The ringgit, perhaps not surprisingly, also edged lower from RM4.7105 to the dollar on June 20 to RM4.719 yesterday, as the greenback strengthened against most Asian notes including the Chinese yuan, the Japanese yen, the Singapore dollar and the Indonesian rupiah.
To be fair, none of this should come as a surprise as the Fed fund rates movement continues to hold the primary power of dictating the direction of most other forms of investments globally.
This became all the more relevant earlier in the week as Fed governor Michelle Bowman remarked that it was not time to start easing off on rates, in fact commenting that she was open to raising them if inflation does not pull back.
Her comments led Asian notes sliding to their weakest in more than 19 months, with the Bloomberg Asia Dollar Index easing 0.1% yesterday to the lowest level since November 2022.
The move came after the Philippine peso and the Indian rupee closed near record lows on Wednesday, while the South Korean won closed in on the key 1,400 per dollar level.
Although acknowledging that the pressure on Asian currencies this year has been relentless, head of Asian Foreign Exchange (forex) Research at HSBC Joey Chew, nevertheless, thinks the ringgit has been rather contained against the dollar compared to other currency pairs.

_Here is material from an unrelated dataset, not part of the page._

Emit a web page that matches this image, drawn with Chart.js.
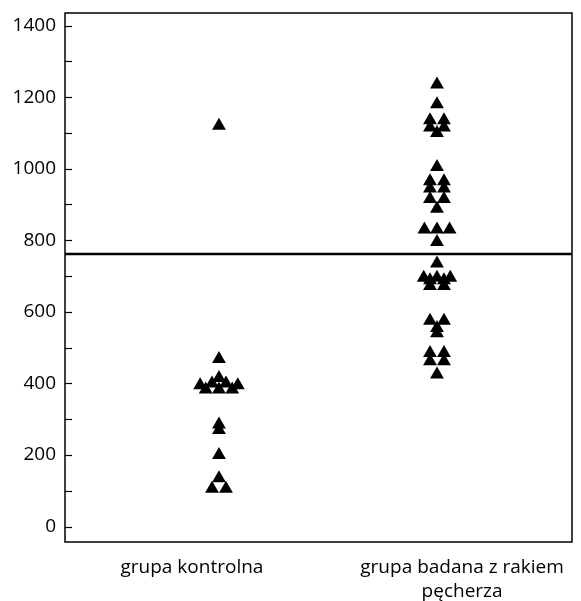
<!DOCTYPE html>
<html><head><meta charset="utf-8">
<script src="https://cdn.jsdelivr.net/npm/chart.js@4"></script>
<style>html,body{margin:0;padding:0;background:#fff}</style>
</head><body>
<canvas id="c" width="581" height="601"></canvas>
<script>
// ---- data ----
const categories = [['grupa kontrolna'], ['grupa badana z rakiem', 'pęcherza']];
const groupPositions = [1, 2];            // x centre of each group
const labelPositions = [0.876, 2.115];    // where the category labels sit
const controlValues = [1120, 468, 415, 400, 400, 395, 395, 383, 383, 383, 285, 270, 200, 135, 106, 106];
const controlJitter = [0, 0, 0, -1, 1, -2.7, 2.7, -1.9, 0, 1.9, 0, 0, 0, 0, -1, 1];
const cancerValues = [1235, 1180, 1135, 1135, 1115, 1115, 1100,
  1005, 965, 965, 945, 945, 915, 915, 888,
  830, 830, 830, 795, 735,
  695, 695, 695, 688, 688, 672, 672,
  575, 575, 555, 540, 485, 485, 462, 462, 425];
const cancerJitter = [0, 0, -1, 1, -1, 1, 0,
  0, -1, 1, -1, 1, -1, 1, 0,
  -1.8, 0, 1.8, 0, 0,
  -1.9, 0, 1.9, -1, 1, -1, 1,
  -1, 1, 0, 0, -1, 1, -1, 1, 0];
const cutoffValue = 762;
const yTickValues = [0, 100, 200, 300, 400, 500, 600, 700, 800, 900, 1000, 1100, 1200, 1300, 1400];
const yMin = -43, yMax = 1435;
const xMin = 0.2937, xMax = 2.6193;
const jitterUnit = 0.032;

const FONT = {family: '"Open Sans", "Noto Sans", sans-serif', size: 19, lineHeight: 1.28};

function pts(values, jitter, gx) {
  return values.map((v, i) => ({x: gx + jitter[i] * jitterUnit, y: v}));
}

const framePlugin = {
  id: 'frame',
  afterDraw(chart) {
    const {ctx, chartArea: a, scales: {y}} = chart;
    ctx.save();
    ctx.strokeStyle = '#000';
    ctx.lineWidth = 1.5;
    ctx.strokeRect(a.left, a.top, a.right - a.left, a.bottom - a.top);
    ctx.lineWidth = 1.2;
    y.ticks.forEach(t => {
      const py = Math.round(y.getPixelForValue(t.value)) + 0.5;
      ctx.beginPath();
      ctx.moveTo(a.left, py);
      ctx.lineTo(a.left + 7, py);
      ctx.stroke();
    });
    ctx.restore();
  }
};

new Chart(document.getElementById('c'), {
  type: 'scatter',
  data: {
    datasets: [
      {data: pts(controlValues, controlJitter, groupPositions[0]), pointStyle: 'triangle', pointRadius: 8, pointHoverRadius: 8, backgroundColor: '#000', borderWidth: 0},
      {data: pts(cancerValues, cancerJitter, groupPositions[1]), pointStyle: 'triangle', pointRadius: 8, pointHoverRadius: 8, backgroundColor: '#000', borderWidth: 0},
      {data: [{x: xMin, y: cutoffValue}, {x: xMax, y: cutoffValue}], showLine: true, pointRadius: 0, borderColor: '#000', borderWidth: 2.5}
    ]
  },
  options: {
    responsive: false,
    animation: false,
    layout: {padding: {left: 0, top: 13, right: 9, bottom: 0}},
    plugins: {legend: {display: false}, tooltip: {enabled: false}},
    scales: {
      x: {
        type: 'linear', min: xMin, max: xMax,
        afterBuildTicks: s => { s.ticks = labelPositions.map(v => ({value: v})); },
        afterFit: s => { s.height = 59; s.paddingLeft = 0; s.paddingRight = 0; },
        grid: {display: false, drawTicks: false},
        border: {display: false},
        ticks: {
          color: '#000', font: FONT, padding: 13, maxRotation: 0, autoSkip: false,
          callback: (v, i) => categories[i]
        }
      },
      y: {
        type: 'linear', min: yMin, max: yMax,
        afterBuildTicks: s => { s.ticks = yTickValues.map(v => ({value: v})); },
        afterFit: s => { s.width = 65; s.paddingTop = 0; s.paddingBottom = 0; },
        grid: {display: false, drawTicks: false},
        border: {display: false},
        ticks: {
          color: '#000', font: FONT, padding: 9, autoSkip: false,
          callback: v => (v % 200 === 0 ? String(v) : '')
        }
      }
    }
  },
  plugins: [framePlugin]
});
</script>
</body></html>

Being the world’s reserve currency, she emphasised that the greenback is strong because it is high yielding and has historically done well during periods of uncertainty in financial markets.

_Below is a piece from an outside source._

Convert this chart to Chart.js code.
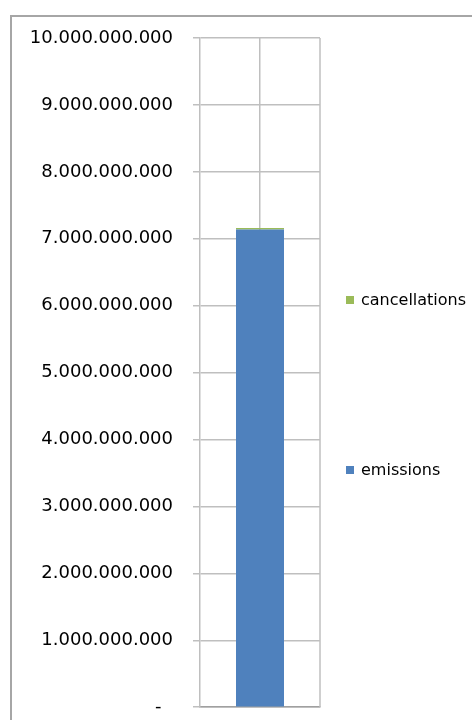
<!DOCTYPE html>
<html>
<head>
<meta charset="utf-8">
<script src="https://cdn.jsdelivr.net/npm/chart.js@4.4.0/dist/chart.umd.min.js"></script>
<style>
  html, body { margin: 0; padding: 0; background: #fff; overflow: hidden; }
  #frame { position: absolute; left: 10px; top: 15px; width: 480px; height: 720px; border: 2px solid #a6a6a6; box-sizing: border-box; }
  #wrap { position: absolute; left: 0; top: 0; width: 472px; height: 738px; }
</style>
</head>
<body>
<div id="frame"></div>
<div id="wrap"><canvas id="myChart"></canvas></div>
<script>
var categorie = [''];
var emissions = [7140000000];
var cancellations = [20000000];
var tickValues = [0, 1000000000, 2000000000, 3000000000, 4000000000, 5000000000,
                  6000000000, 7000000000, 8000000000, 9000000000, 10000000000];

function formatta(v) {
  if (v === 0) return '-  ';
  return v.toString().replace(/\B(?=(\d{3})+(?!\d))/g, '.');
}

// legend drawn at fixed spots on the right, like the original
var legendaDestra = {
  id: 'legendaDestra',
  afterDraw: function(chart) {
    var ctx = chart.ctx;
    var pos = { cancellations: 300, emissions: 470 };
    ctx.save();
    ctx.font = '16px "DejaVu Sans"';
    ctx.textBaseline = 'middle';
    chart.data.datasets.forEach(function(ds) {
      var y = pos[ds.label];
      ctx.fillStyle = ds.backgroundColor;
      ctx.fillRect(346, y - 4, 8, 8);
      ctx.fillStyle = '#000';
      ctx.fillText(ds.label, 361, y + 1);
    });
    ctx.restore();
  }
};

// right edge of plot area
var bordoArea = {
  id: 'bordoArea',
  afterDraw: function(chart) {
    var a = chart.chartArea;
    var ctx = chart.ctx;
    ctx.save();
    ctx.strokeStyle = '#bfbfbf';
    ctx.lineWidth = 1.5;
    ctx.beginPath();
    ctx.moveTo(a.right, a.top);
    ctx.lineTo(a.right, a.bottom);
    ctx.stroke();
    ctx.restore();
  }
};

var ctx = document.getElementById('myChart');
var chart = new Chart(ctx, {
  type: 'bar',
  data: {
    labels: categorie,
    datasets: [{
      label: 'emissions',
      backgroundColor: '#4f81bd',
      data: emissions
    }, {
      label: 'cancellations',
      backgroundColor: '#9bbb59',
      data: cancellations
    }]
  },
  options: {
    responsive: true,
    maintainAspectRatio: false,
    animation: false,
    layout: { padding: { top: 38, right: 152, bottom: 0, left: 0 } },
    plugins: {
      legend: { display: false },
      tooltip: { enabled: false }
    },
    datasets: {
      bar: { categoryPercentage: 1, barPercentage: 0.4 }
    },
    scales: {
      x: {
        stacked: true,
        offset: true,
        afterFit: function(scale) { scale.height = 0; },
        ticks: { display: false },
        grid: { offset: false, color: '#bfbfbf', lineWidth: 1.5, drawTicks: false },
        border: { display: true, color: '#a0a0a0', width: 1.5 }
      },
      y: {
        stacked: true,
        min: 0,
        max: 10000000000,
        afterBuildTicks: function(scale) {
          scale.ticks = tickValues.map(function(v) { return { value: v }; });
        },
        afterFit: function(scale) { scale.width = 200; },
        ticks: {
          padding: 20,
          color: '#000',
          font: { family: 'DejaVu Sans', size: 18 },
          callback: function(v) { return formatta(v); }
        },
        grid: { color: '#bfbfbf', lineWidth: 1.5, tickLength: 7 },
        border: { color: '#bfbfbf', width: 1.5 }
      }
    }
  },
  plugins: [legendaDestra, bordoArea]
});
</script>
</body>
</html>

More pointedly, she said: “Recently, there have been surprises from various election outcomes.
“The market is probably preparing for more uncertainty ahead with the upcoming French and UK elections, and then the US elections later in the year.”

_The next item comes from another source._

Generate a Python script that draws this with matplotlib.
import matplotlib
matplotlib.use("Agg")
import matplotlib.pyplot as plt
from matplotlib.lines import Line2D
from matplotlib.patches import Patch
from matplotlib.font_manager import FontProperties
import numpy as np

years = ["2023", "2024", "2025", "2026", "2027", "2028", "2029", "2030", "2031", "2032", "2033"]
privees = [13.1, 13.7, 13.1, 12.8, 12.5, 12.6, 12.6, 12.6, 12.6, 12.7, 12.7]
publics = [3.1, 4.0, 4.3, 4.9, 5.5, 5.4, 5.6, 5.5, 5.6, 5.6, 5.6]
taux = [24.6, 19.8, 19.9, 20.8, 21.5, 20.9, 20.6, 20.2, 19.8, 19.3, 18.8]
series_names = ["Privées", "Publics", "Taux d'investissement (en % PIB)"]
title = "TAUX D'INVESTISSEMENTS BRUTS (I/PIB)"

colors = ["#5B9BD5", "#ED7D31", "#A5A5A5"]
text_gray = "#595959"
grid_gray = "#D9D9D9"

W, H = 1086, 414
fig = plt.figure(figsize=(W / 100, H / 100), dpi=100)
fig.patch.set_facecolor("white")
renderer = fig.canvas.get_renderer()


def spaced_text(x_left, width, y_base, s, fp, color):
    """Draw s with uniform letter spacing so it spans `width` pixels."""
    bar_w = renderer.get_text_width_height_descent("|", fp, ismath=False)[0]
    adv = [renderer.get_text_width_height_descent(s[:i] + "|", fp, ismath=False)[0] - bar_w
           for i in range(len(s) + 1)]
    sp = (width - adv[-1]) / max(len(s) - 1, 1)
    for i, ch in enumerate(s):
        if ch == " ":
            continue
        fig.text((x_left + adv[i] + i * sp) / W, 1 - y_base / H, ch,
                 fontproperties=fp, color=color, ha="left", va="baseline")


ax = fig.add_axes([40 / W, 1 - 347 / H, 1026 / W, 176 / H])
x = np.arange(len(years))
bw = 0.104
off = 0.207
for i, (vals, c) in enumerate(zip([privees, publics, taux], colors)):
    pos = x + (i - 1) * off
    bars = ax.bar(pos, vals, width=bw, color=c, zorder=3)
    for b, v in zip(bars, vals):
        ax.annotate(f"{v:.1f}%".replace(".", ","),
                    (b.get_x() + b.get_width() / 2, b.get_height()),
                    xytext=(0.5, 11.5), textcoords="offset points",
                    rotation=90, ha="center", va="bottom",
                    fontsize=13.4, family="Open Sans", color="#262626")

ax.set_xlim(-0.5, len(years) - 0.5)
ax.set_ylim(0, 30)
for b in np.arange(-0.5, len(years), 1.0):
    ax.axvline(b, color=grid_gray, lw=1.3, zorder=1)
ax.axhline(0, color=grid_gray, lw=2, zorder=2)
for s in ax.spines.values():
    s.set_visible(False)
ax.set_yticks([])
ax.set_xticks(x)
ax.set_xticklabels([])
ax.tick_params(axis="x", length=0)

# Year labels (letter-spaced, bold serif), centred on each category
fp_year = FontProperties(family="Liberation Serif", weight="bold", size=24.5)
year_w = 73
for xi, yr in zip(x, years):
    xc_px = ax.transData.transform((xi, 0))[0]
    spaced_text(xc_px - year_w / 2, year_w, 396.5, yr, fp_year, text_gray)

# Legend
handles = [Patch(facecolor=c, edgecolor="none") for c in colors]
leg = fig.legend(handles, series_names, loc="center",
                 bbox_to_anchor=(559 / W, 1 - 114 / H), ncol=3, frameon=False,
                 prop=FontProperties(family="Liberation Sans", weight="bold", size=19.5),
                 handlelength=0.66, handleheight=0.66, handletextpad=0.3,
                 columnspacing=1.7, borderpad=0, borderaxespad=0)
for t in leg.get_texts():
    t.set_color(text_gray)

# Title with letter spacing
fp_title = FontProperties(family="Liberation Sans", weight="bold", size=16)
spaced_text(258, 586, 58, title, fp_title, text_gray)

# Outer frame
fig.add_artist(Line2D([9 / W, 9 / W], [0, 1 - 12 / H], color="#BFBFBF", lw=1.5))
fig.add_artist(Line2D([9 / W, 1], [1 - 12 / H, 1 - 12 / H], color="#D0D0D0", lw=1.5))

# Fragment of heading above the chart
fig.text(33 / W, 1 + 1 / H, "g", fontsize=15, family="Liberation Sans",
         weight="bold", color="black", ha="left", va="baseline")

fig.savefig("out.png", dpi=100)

Moreover, in recent weeks, Chew told StarBiz that the dollar has also been gaining on the yuan, as recent dividend outflows by Chinese companies to shareholders, which is expected to last up to August, are adding to the forex demand-supply imbalance that has been present in China since July last year.
She added that the relative stability of the ringgit against the dollar could be related to the persuasion from Malaysian authorities for government-linked companies to increase their forex supply or manage their forex demand.
“This is helping to buy time until the trade surplus improves, which we expect may happen later this year. Malaysia’s manufacturing purchasing managers’ index or PMI finally rose above 50 in May,” she said.
Chew added that her latest 2024 forecast for the local note against the greenback is RM4.68 by year-end.
At the same time, another economist at a local research firm believes Asian currencies would see more pressure compared to equities for as long as the Fed continues the stalemate on rates.
“As a whole, geopolitical tensions notwithstanding, we can see the global economy improving with pockets of demand coming especially from the technology sector, but the constraint on Asian notes would be persistent,” he said.
Hence, as the world waits with bated breath, the economist believes any change in rates this year will move markets and currencies in an inverse direction relative to the dollar.
He said: “Malaysia can itself do plenty to improve competitiveness and efficiency to strengthen the ringgit in general, but over the short term such as for the end of 2024, it is still the Fed that calls the shots as to how the local currency will perform against the dollar.”
In resonance with Chew’s perspective, Nouri Chatillon, economist at global credit insurance firm Coface said since the beginning of the year, Asian currencies have been under unabating depreciation pressure, as US interest rates have remained at high levels.
“Coupled with that, in its last meeting, the Fed scaled back its rate cut expectations from three in March to just one in June.
“This pushed the ‘higher for longer’ narrative, which is likely to translate into a ‘stronger for longer’ US dollar, thereby maintaining depreciation pressure on Asian currencies,” he explained.
Despite recent decreases in US inflation, he said the situation has remained sticky, which suggests that even if there is a Fed easing cycle the magnitude of rate cuts will be limited, offering only little room for Asian central banks to lower rates this year.
A reinforcement of the higher-for-longer narrative, due to further hawkish Fed officials’ remarks, could be a possible catalyst for the strengthening of the greenback this week, which in turn led to the weaknesses in Asian currencies, Chatillon said.
Stating that she is keeping a cautious stance pertaining to considering future changes in policy direction, the Fed’s Bowman indicated it would all be data-driven.
“Should the incoming data indicate that inflation is moving sustainably toward our 2% goal, it will eventually become appropriate to gradually lower the federal funds rate to prevent monetary policy from becoming overly restrictive,” she was reported to have said.
“However, we are still not yet at the point where it is appropriate to lower the policy rate,” she added.